Kennedy não reconheceu o governo golpista, mas Lyndon Johnson gostou do anticomunismo da ditadura numa região crítica da Guerra Fria (morreu muito mais gente na América Central, na Guatemala, na Nicarágua e em El Salvador, do que na América do Sul). Johnson reforçou a aliança militar com Honduras.

As ditaduras militares centro-americanas fizeram pactos anticomunistas abençoados por Washington, o que não impediu a chamada Guerra do Futebol, em 1969, provocada por uma confusão de uma eliminatória da Copa de 1970.

Na verdade, havia uma série de problemas de imigração de salvadorenhos pobres que iam tentar a vida em Honduras, que ten uma densidade populacional menor mas não tinha condições econômicas de absorver migrantes. Problemas de fronteira e acesso a terra causaram o conflito.

Quando Honduras decidiu expulsar os salvadorenhos, o Exército de El Salvador invadiu, em 14 de julho de 1969.

A guerra não deu glória a nenhum dos lados, e a OEA se apressou em evitar um vexame maior do Exército de Honduras.

Durante os anos 70 e 80, especialmente depois da vitória da Revolução Sandinista na Nicarágua, Honduras se tornou o porta-aviões dos EUA.

Foi a base onde foram armados e treinados os contrarrevolucionários que lutaram contra o sandinismo.

Foi também o centro de apoio às Forças Armadas de El Salvador na luta contra a Frente Farabundo Martí de Libertação Nacional e da Guatemala contra a União Revolucionária Nacional Guatemalteca. Em 1980, quando começa a guerra civil salvadorenha, sob pressão dos EUA, foi assinado um acordo de paz com El Salvador para permitir ações conjuntas contra guerrilheiros.

A transição do início dos anos 80 foi negociada com os militares. Em 1981, Roberto Suazo Córdova, da ala rodista (anti-imperialista) do Partido Liberal, foi eleito presidente.

Depois disso, o general Gustavo Álvarez Martínez, expoente da ditadura e um dos favoritos de Ronald Reagan, foi nomeado comandante das Forças Armadas. Em 1984, foi afastado por querer provocar uma guerra contra a Nicarágua.

No fim do governo Reagan, com o escândalo Irã-Contras, diminuiu a pressão americana para que Honduras fosse a principal base dos contras.

Em 1989, tardiamente, Honduras aderiu aos grupos de Contadora e Apoio a Contadora, que evoluíram para o Grupo do Rio, na busca de soluções negociadas para a paz na América Central. Seu governo pediu a desmobilização dos contras.
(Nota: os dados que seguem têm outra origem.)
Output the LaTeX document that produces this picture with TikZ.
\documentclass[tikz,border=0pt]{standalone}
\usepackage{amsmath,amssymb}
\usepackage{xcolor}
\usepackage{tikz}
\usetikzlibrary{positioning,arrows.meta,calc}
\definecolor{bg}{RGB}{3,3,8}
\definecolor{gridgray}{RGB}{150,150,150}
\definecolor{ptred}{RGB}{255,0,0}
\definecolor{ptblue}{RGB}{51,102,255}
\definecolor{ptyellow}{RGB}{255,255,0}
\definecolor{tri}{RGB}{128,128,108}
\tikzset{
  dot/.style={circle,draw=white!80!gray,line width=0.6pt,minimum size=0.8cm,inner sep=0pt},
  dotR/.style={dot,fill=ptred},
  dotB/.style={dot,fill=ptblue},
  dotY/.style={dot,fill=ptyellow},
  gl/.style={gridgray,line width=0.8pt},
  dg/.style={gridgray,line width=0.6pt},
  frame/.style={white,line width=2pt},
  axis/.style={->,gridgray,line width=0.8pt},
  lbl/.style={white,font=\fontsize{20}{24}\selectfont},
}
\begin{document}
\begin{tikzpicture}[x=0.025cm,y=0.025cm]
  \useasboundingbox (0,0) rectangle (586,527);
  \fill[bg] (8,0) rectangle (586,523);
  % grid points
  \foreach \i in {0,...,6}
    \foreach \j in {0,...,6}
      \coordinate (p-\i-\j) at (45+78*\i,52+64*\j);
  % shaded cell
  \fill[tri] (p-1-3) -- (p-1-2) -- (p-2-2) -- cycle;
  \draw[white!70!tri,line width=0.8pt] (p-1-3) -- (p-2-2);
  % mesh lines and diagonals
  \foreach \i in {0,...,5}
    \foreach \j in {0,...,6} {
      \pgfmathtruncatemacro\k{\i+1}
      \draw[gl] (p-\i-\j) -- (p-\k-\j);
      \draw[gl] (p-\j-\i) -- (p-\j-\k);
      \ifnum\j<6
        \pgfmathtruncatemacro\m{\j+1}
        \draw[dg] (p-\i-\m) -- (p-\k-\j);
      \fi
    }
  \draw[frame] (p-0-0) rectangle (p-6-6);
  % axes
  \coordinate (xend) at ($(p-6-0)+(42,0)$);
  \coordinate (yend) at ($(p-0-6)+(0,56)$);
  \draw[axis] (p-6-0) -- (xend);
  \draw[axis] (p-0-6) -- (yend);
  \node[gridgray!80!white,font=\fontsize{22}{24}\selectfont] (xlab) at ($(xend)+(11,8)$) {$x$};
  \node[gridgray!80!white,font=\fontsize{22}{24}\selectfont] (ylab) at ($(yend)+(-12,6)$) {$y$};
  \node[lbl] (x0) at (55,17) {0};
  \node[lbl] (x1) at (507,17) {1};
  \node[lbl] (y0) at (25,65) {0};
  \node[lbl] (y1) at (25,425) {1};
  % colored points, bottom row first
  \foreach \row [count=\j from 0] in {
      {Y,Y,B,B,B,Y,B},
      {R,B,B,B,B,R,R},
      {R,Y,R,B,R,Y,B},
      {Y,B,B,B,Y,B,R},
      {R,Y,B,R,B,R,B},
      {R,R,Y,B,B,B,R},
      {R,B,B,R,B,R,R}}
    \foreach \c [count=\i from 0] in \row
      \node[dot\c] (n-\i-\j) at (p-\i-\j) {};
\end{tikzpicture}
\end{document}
A Guerra Fria chegava ao fim. Uma série de acordos de paz foi negociada a partir da aproximação Reagan-Gorbachev, levando a paz à América Central, ao Vietnã, ao Camboja, ao Sul da África e tantas outras regiões do mundo onde conflitos locais haviam sido enquadrados e exacerbados pela lógica da Guerra Fria.
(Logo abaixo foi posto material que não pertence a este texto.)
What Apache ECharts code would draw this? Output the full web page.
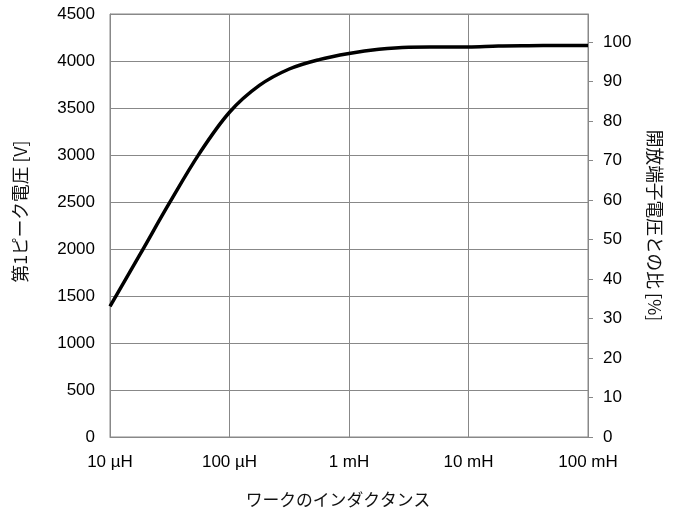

O governo civil, a partir de 1982, coincidiu com uma recessão mundial causada pelo segundo choque do petróleo, depois da Revolução Iraniana de 1979, com queda nos preços dos produtos primários e aumento dos juros para enfrentar a inflação nos países ricos.

Com a crise da dívida externa na América Latina, Honduras recorreu ao FMI.

As leis sociais e trabalhistas, a reforma agrária e o esforço pelo equilíbrio das contas públicas ajudaram a evitar guerras civis trágicas como nos países vizinhos.

São frutos de um reformismo pela metade, marca do poder de uma oligarquia no passado não conseguia enfrentar as transnacionais bananeiras e até hoje, duas décadas depois do fim da Guerra Fria, ainda não conseguiu acabar com a influência dos militares na política.

Essa hipertrofia dos militares hondurenhos, supertreinados e armados como última barreira contra o comunismo se Guatemala e El Salvador caíssem, é mais um dos detritos da Guerra Fria.

O novo presidente, Porfirio Lobo, fez um pacto de governabilidade com outros candidatos antes da eleição, prometendo um plano de investimentos sociais de uma década. É uma tentativa de neutralizar o discurso esquerdista de Zelaya.